Stevens: “We’ve got some more stuff we’ve collected and we’ve just got to get in the studio and put them down, really. We’re doing some shows in Australia in February/March and we’ll hopefully get in then for a few days and do some stuff.”

“Lock N Load” garnered publicity not just because of the involvement of Slash (Fortus finds himself playing the top-hatted one’s licks even when he’s not in GN’R!) but for its touchy subject matter and a choose-your-own ending YouTube video.

Stevens:  “It’s written about: a young boy wakes up, decides he’s pissed off with the world – really pissed off – and goes to school and takes it out on everybody. We’ve all seen and heard that story before and we’ve seen it on the news that that’s literally what the song is about. He’s had a gutful, the guy’s never shown any of it before and why didn’t anybody recognise the guy was a ticking time bomb? Why did nobody see it? Why did nobody do anything about it?
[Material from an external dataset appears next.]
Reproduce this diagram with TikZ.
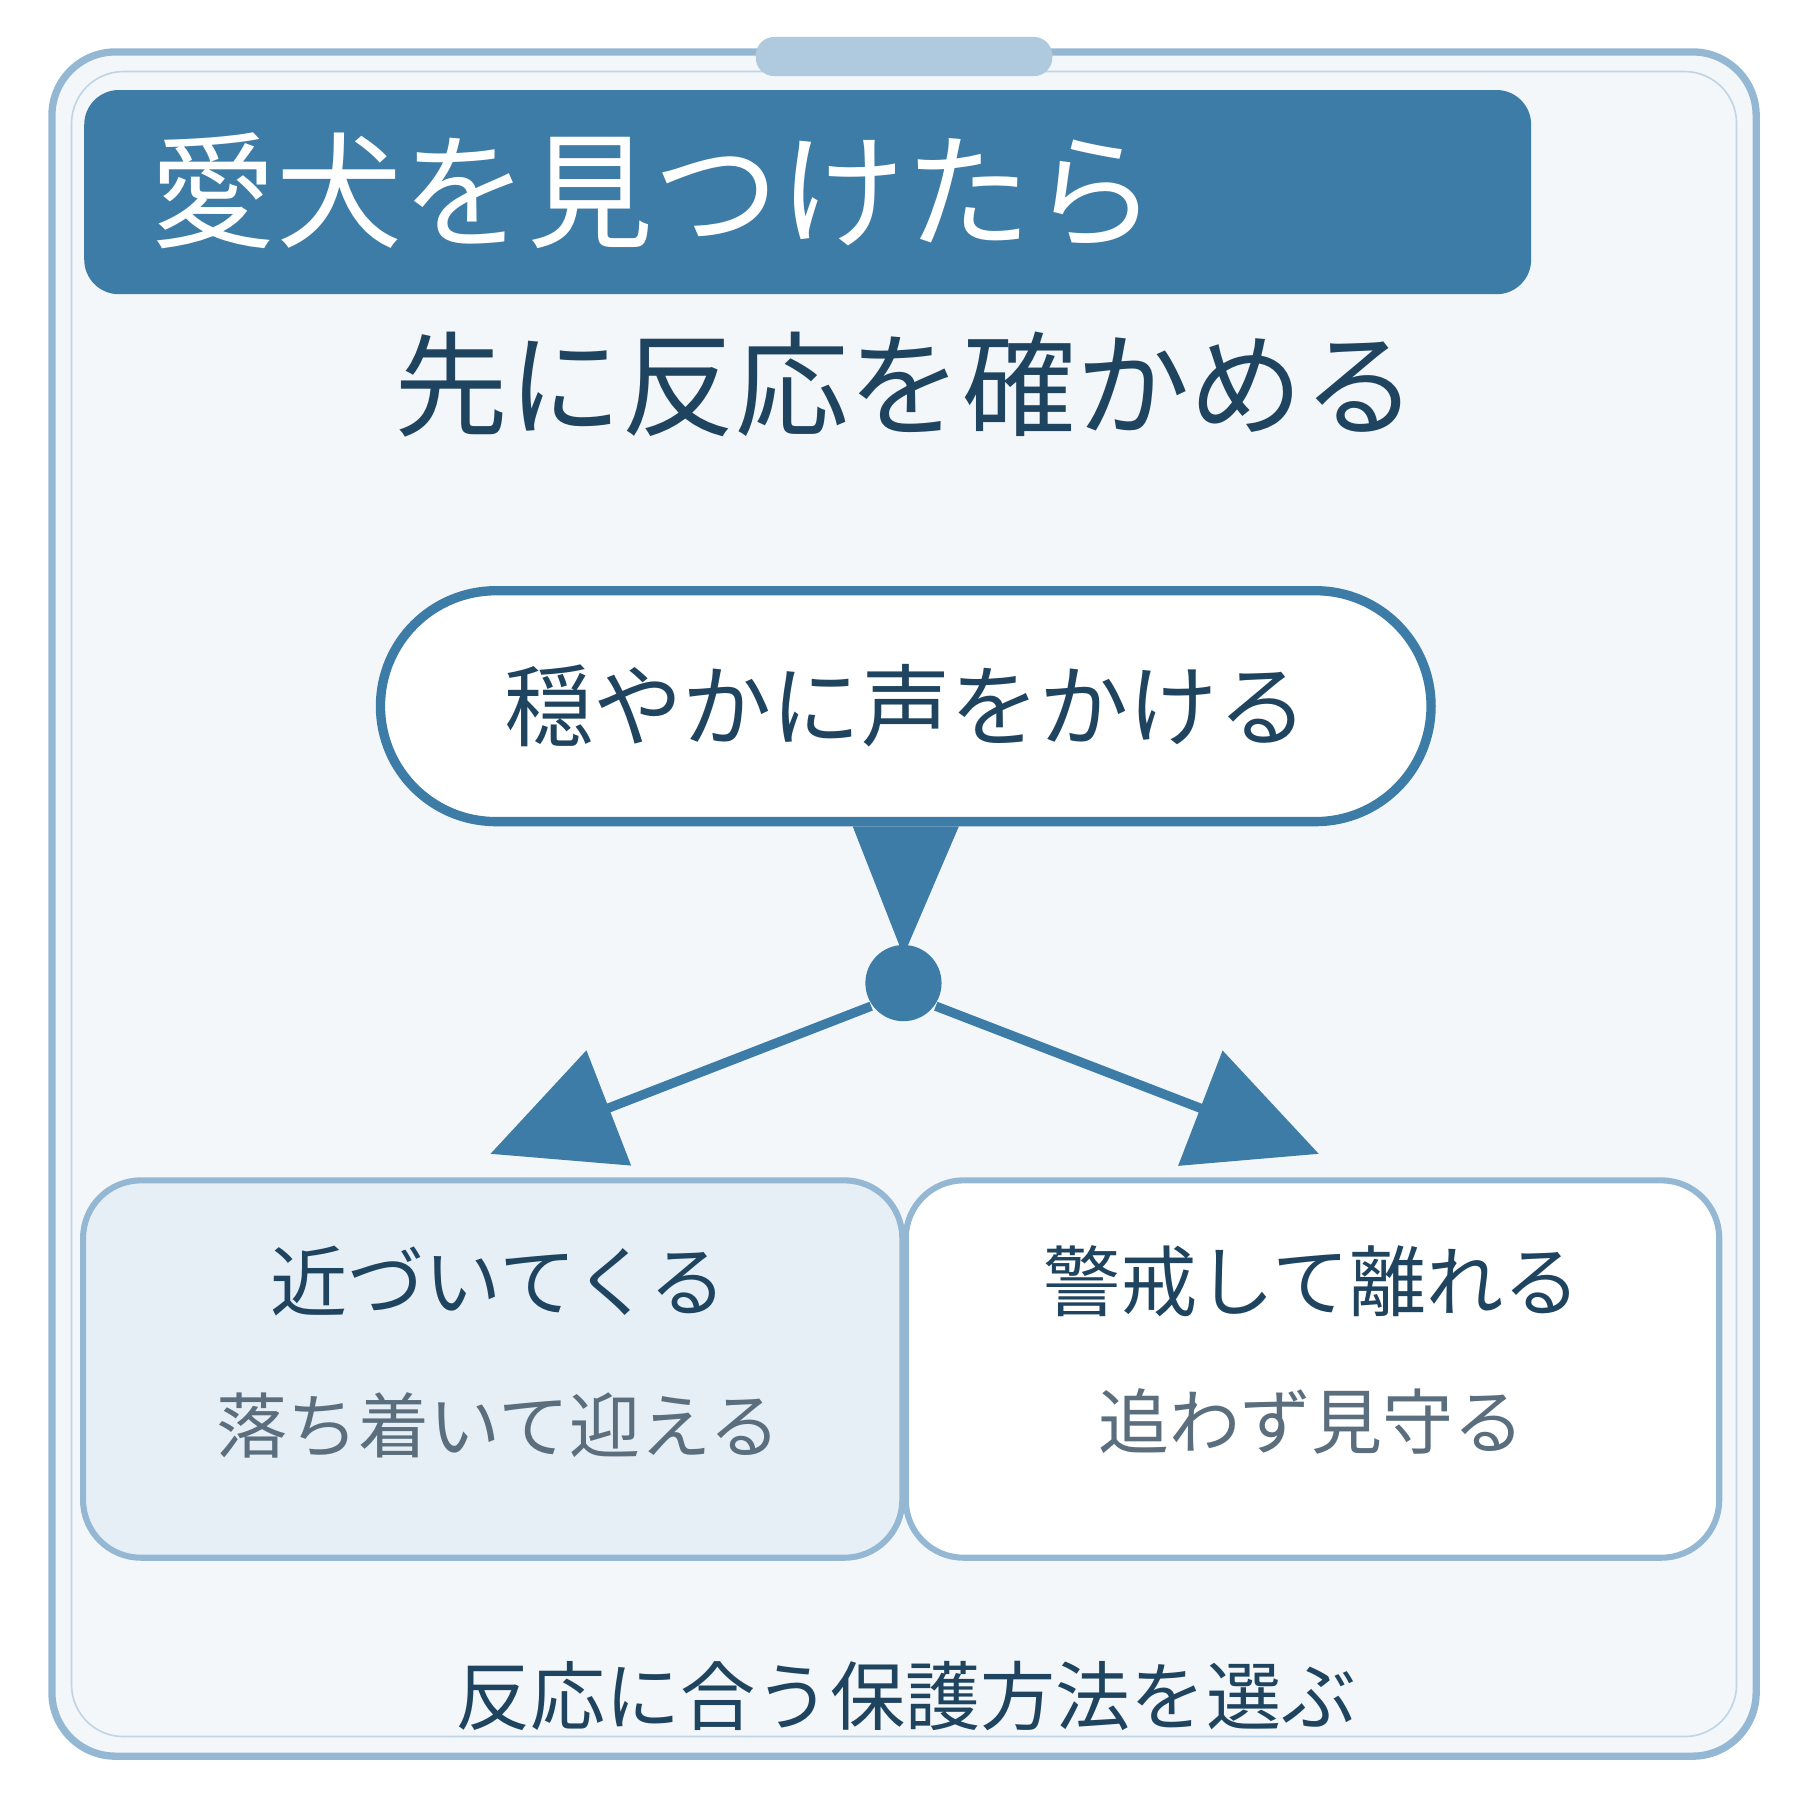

“Slash and I wrote it. He was right in on (the subject). At the time we were writing it, one of those tragedies happened and I think out of anger, it just came out. We wrote that song a few years ago.”

The  video allows the viewer to decide the fate of the main protagonist, who is involved in a less- confrontational Lord of the Flies-style adventure. “We just thought we’d make a video that wasn’t that heavy,” Stevens continues. “Although he dies in the end, it wasn’t as literal as the song.

“We didn’t want to depict that in the video by making it that obvious so we got a young bloke in who looked like me when I was 17 maybe – oh no he doesn’t! Haha.”

Reed says his initial interest regarding the band was in touring Australia as the keyboard player. Fellow Gunner Ron ‘Bumblefoot’ Thal has recently bemoaned the unpredictability of GN’R’s career trajectory. Asked if it was difficult to predict when he might be available, Reed says: “In my situation it’s impossible sometimes.

“You just kinda have to try and pick and choose. It’s great to be able to have opportunities like this and I’m very grateful I can still do this and my phone does ring.”

Guns have recently announced a festival date in Mexico early in 2014. Reed is evasive when asked about Axl Rose’s plans for the year.

“You know, I’m just so happy to be able to play music for a living,” he says with a wry smile. “I’m just so happy to be playing with these guys. I still like playing with GN’R – a lot. I think there’s some things coming up but, you know what? We’ve got a show tonight ….”

For all their international star power, the Dead Daisies described themselves as an Australian band. The debut album still hasn’t been released there. The second single, “Washington”, is about Stevens’ partner, model Jodhi Meares.

“It’s about my girl really, being away and coming home – to cop it.”

Stevens would like to keep the current line-up together as long as possible, but is a realist. “I think Mick Jagger might have a problem with Darryl Jones and I think Axl might have a problem with Dizzy and Richard so…..

“We’re all grown-ups and everyone has their day job and their thing. Dead Daisies probably provides a little haven and an escape, a creative haven if they’re available and if David and I aren’t doing anything at the time, on the road or whatever.

“If we’re creating … we’ve already proven within the structure of this band and these members that we can create together and that’s important for moving forward.”

For all their multi-platinum album sales and stadium-filling exploits as individuals, the Dead Daisies will be again supporting when they return “home” early in the new year.

“We’re in a support role but that’s where we belong,” Stevens grins. “We’re still shit-kickers….”

Which is still better than where Stevens could have been.